**TO DO:**
Print exactly the lines from the first one down to the line that contains "const yTicks = [0, 5, 10, 15, 20, 25, 30];", both included, and skip the pictures.

**GIVEN INFORMATION:**
--- Begin ---
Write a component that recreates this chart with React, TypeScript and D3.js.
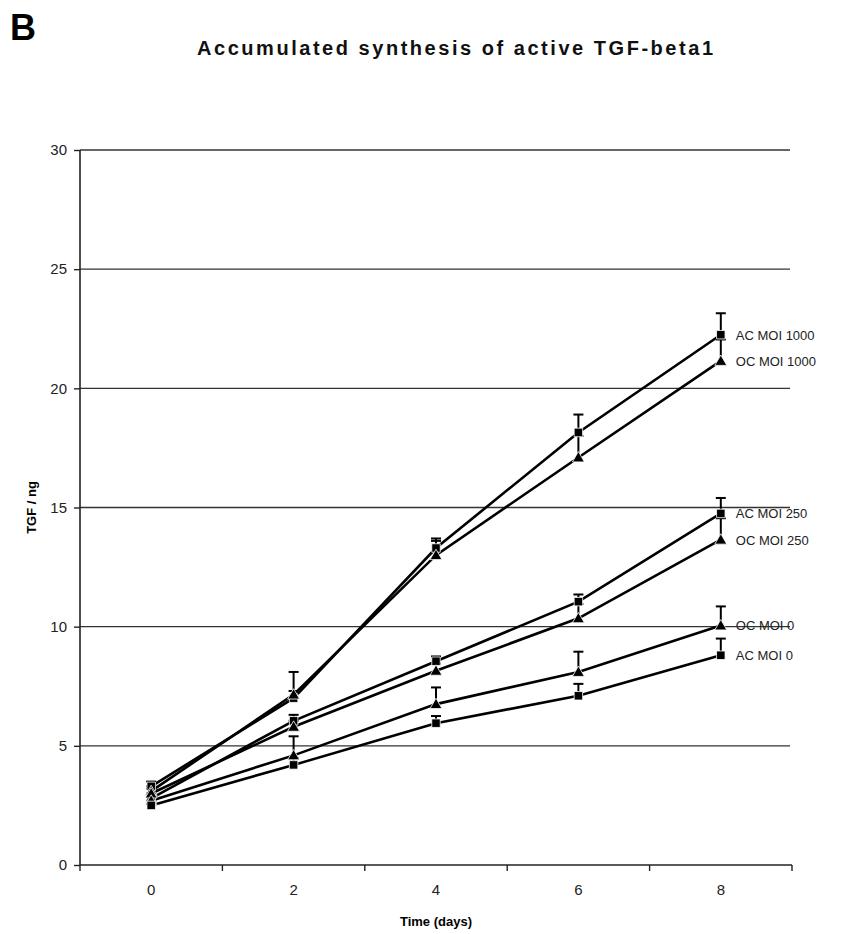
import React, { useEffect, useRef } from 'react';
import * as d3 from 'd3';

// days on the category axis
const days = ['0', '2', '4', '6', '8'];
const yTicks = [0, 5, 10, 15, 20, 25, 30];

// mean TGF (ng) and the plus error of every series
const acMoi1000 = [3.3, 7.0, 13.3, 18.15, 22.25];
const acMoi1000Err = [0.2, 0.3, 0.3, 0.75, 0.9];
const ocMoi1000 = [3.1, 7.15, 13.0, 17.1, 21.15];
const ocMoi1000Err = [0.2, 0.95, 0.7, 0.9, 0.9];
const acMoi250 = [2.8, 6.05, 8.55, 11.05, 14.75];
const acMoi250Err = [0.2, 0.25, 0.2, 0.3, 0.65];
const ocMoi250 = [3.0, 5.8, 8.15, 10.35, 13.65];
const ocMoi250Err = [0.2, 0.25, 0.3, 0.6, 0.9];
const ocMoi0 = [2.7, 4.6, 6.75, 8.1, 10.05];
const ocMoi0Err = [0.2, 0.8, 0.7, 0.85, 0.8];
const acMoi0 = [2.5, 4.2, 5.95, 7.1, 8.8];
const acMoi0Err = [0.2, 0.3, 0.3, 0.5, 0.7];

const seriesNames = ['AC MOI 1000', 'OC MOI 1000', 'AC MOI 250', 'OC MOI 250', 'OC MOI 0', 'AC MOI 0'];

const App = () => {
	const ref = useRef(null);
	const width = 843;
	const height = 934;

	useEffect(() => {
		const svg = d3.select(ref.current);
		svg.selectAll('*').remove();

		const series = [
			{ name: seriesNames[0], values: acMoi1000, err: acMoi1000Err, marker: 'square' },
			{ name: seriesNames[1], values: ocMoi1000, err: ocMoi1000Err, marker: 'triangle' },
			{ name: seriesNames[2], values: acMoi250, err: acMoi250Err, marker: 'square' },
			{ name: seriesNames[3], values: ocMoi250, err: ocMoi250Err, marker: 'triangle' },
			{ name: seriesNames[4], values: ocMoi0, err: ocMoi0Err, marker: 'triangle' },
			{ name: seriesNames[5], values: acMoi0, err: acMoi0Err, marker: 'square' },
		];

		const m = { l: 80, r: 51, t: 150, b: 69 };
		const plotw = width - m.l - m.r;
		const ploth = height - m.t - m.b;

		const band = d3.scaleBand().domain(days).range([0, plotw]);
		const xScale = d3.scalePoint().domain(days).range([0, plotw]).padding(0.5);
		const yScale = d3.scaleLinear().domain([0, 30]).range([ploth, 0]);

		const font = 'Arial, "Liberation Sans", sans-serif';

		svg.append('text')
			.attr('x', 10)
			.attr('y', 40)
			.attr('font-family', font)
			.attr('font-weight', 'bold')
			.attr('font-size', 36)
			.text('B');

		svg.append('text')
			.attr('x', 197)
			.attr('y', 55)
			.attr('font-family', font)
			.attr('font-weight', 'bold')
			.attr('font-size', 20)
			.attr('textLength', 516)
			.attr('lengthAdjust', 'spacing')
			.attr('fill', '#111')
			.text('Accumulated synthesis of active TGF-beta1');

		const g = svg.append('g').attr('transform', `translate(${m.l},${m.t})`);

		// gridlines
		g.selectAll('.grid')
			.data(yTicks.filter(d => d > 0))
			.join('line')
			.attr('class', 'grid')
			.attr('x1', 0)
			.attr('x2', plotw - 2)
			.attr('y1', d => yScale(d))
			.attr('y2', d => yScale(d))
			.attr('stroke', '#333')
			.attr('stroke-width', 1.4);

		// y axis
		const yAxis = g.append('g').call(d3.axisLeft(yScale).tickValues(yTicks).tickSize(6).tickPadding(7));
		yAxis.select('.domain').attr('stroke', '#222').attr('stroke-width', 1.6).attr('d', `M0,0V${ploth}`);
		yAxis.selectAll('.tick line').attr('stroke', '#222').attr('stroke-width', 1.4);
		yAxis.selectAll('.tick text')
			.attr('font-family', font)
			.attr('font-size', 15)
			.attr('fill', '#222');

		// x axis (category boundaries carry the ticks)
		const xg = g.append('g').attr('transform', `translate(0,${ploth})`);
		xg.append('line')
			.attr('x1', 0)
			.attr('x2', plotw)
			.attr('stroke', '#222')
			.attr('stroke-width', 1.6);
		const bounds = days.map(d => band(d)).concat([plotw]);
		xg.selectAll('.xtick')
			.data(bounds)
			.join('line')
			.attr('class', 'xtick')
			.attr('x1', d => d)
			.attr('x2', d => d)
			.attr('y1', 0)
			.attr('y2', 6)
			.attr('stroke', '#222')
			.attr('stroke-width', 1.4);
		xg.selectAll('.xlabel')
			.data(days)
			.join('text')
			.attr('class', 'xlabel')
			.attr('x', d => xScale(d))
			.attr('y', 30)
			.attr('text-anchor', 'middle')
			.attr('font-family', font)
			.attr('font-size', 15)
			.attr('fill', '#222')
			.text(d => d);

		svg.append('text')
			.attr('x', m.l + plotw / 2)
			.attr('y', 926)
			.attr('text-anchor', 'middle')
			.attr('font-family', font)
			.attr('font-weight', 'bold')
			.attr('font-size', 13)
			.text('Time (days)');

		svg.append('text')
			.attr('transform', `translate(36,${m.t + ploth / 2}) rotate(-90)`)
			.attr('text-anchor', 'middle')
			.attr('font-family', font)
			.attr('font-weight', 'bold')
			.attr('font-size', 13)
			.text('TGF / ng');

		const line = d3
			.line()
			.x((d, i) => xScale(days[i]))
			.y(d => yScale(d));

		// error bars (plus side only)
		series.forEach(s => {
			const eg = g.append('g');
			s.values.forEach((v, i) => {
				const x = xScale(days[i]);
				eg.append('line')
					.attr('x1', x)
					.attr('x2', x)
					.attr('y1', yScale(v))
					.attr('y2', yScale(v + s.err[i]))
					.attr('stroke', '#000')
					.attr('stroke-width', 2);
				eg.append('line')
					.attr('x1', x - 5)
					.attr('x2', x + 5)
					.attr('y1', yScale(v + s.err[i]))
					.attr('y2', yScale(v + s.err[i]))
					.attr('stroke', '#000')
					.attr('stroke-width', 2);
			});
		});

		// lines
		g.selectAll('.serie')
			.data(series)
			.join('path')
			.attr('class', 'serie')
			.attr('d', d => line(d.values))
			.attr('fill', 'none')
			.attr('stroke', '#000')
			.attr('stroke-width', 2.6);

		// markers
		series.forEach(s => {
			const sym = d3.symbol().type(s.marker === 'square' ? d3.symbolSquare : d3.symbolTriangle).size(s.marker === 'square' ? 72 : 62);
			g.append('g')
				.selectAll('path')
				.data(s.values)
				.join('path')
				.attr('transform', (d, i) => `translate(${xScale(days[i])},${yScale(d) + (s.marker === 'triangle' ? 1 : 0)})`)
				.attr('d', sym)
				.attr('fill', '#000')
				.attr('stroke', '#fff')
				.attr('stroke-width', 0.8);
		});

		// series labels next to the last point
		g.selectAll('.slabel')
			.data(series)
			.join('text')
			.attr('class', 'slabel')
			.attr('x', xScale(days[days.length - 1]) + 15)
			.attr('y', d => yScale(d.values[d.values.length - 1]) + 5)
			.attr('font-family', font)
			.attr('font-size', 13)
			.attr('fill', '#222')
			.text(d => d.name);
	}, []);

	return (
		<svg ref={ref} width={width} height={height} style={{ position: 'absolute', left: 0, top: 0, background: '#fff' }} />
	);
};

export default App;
--- End ---
**ANSWER TO THIS TASK:**
Write a component that recreates this chart with React, TypeScript and D3.js.
import React, { useEffect, useRef } from 'react';
import * as d3 from 'd3';

// days on the category axis
const days = ['0', '2', '4', '6', '8'];
const yTicks = [0, 5, 10, 15, 20, 25, 30];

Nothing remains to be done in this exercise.